[YOUR GOAL] Print the listing from its top line through the line containing "YAxis, CartesianGrid, ReferenceArea", nothing more, and leave out the pictures.
-------- RAW DATA --------
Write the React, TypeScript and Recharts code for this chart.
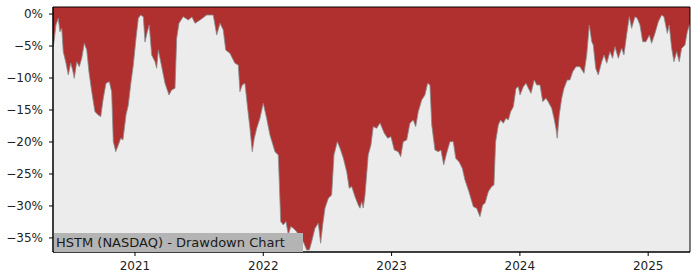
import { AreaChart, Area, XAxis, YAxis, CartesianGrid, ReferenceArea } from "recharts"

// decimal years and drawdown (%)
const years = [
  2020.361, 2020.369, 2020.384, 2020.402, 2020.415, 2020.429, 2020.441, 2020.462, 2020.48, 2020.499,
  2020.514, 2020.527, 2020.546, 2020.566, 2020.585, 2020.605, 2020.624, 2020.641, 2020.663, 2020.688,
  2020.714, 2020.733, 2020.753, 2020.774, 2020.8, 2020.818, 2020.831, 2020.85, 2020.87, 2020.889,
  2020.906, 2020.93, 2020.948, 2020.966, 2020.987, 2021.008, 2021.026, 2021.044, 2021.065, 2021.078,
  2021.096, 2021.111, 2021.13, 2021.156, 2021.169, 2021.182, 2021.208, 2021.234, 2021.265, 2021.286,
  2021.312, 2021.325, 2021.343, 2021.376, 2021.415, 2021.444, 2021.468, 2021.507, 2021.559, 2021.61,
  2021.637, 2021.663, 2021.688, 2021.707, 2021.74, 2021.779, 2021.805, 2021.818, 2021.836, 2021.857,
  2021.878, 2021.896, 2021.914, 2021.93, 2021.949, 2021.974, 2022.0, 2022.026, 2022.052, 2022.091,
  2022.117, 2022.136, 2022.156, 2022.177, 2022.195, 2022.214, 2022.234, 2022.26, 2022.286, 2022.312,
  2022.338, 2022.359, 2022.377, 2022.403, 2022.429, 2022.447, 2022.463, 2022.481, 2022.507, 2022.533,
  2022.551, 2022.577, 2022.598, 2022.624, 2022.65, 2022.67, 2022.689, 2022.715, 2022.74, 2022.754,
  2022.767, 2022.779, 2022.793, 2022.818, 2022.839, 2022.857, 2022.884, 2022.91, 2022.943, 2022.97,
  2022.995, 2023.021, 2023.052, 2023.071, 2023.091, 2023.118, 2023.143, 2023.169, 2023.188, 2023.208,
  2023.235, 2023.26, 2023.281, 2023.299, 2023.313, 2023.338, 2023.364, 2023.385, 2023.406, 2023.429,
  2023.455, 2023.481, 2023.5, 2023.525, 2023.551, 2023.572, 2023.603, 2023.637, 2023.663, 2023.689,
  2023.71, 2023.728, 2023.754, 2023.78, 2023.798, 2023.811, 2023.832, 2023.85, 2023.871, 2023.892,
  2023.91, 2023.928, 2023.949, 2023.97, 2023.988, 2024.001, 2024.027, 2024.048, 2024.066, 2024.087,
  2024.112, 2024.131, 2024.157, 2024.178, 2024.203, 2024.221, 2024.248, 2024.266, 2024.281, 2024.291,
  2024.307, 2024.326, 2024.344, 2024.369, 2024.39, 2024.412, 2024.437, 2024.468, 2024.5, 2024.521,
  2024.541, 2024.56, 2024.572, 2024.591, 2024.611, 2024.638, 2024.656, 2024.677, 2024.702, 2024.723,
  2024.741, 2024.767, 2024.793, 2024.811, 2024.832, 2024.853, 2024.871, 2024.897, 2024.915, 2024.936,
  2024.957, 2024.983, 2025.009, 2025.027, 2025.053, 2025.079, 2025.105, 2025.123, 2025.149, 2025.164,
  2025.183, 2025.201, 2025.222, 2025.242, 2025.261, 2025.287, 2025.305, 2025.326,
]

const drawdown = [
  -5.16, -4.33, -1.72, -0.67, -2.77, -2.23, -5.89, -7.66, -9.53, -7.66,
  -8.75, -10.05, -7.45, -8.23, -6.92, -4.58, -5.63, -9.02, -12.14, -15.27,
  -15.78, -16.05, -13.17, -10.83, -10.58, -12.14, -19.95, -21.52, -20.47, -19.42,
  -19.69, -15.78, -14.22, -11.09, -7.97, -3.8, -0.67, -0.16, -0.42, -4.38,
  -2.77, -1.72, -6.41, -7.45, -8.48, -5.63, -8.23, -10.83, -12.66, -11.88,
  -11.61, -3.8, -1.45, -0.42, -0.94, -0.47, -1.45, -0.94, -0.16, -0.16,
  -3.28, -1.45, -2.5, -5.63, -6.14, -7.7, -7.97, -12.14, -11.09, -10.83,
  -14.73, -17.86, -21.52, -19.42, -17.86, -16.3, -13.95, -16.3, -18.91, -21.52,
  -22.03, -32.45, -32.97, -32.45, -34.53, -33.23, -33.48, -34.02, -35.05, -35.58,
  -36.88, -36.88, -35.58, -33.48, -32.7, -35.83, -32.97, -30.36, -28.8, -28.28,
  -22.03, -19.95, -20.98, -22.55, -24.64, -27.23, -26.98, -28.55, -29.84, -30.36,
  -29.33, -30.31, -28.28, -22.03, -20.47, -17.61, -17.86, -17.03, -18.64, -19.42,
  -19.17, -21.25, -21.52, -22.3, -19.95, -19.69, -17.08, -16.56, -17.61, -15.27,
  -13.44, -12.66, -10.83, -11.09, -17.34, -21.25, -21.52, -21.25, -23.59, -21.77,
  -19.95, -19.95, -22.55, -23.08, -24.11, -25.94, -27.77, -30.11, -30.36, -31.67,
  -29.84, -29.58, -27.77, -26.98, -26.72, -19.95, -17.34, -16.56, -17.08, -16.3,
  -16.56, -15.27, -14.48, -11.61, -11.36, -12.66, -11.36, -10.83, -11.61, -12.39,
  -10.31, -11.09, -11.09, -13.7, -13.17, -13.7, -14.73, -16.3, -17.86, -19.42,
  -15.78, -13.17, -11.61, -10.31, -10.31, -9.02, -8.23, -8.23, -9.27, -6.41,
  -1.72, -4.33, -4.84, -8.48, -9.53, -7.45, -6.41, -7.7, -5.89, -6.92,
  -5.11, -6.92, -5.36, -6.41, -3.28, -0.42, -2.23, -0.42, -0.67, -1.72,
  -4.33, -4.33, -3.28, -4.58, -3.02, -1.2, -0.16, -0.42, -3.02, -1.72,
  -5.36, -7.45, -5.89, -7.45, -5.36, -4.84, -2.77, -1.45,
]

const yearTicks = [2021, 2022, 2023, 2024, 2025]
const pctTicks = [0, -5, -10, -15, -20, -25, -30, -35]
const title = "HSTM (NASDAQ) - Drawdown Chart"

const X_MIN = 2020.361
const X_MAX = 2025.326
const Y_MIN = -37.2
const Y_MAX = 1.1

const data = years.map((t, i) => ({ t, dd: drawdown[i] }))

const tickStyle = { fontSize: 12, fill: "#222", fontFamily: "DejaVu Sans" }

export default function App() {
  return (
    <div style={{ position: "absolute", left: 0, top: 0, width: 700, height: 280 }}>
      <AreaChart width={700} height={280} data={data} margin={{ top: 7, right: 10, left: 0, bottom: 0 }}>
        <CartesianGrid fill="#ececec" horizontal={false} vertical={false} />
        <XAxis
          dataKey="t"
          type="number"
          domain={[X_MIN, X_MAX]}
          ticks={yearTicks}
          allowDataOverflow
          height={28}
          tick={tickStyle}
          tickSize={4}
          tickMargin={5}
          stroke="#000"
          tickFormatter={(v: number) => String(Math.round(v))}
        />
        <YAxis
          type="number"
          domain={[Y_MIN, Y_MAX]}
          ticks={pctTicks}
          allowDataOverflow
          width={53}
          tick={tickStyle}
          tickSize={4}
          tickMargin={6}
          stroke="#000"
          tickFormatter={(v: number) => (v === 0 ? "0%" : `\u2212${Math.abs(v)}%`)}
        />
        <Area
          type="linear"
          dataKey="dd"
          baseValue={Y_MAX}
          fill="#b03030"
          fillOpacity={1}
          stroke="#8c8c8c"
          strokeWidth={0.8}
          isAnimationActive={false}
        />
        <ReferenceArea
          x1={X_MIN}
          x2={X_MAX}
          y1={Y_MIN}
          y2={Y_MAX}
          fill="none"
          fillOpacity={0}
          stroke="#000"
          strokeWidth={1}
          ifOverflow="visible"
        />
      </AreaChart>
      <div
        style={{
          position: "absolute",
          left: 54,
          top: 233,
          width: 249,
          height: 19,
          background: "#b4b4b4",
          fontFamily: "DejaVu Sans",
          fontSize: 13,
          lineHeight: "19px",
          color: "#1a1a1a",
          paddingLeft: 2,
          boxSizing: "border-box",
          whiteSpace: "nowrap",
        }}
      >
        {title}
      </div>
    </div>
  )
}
--------
[ANSWER IN FULL]
Write the React, TypeScript and Recharts code for this chart.
import { AreaChart, Area, XAxis, YAxis, CartesianGrid, ReferenceArea } from "recharts"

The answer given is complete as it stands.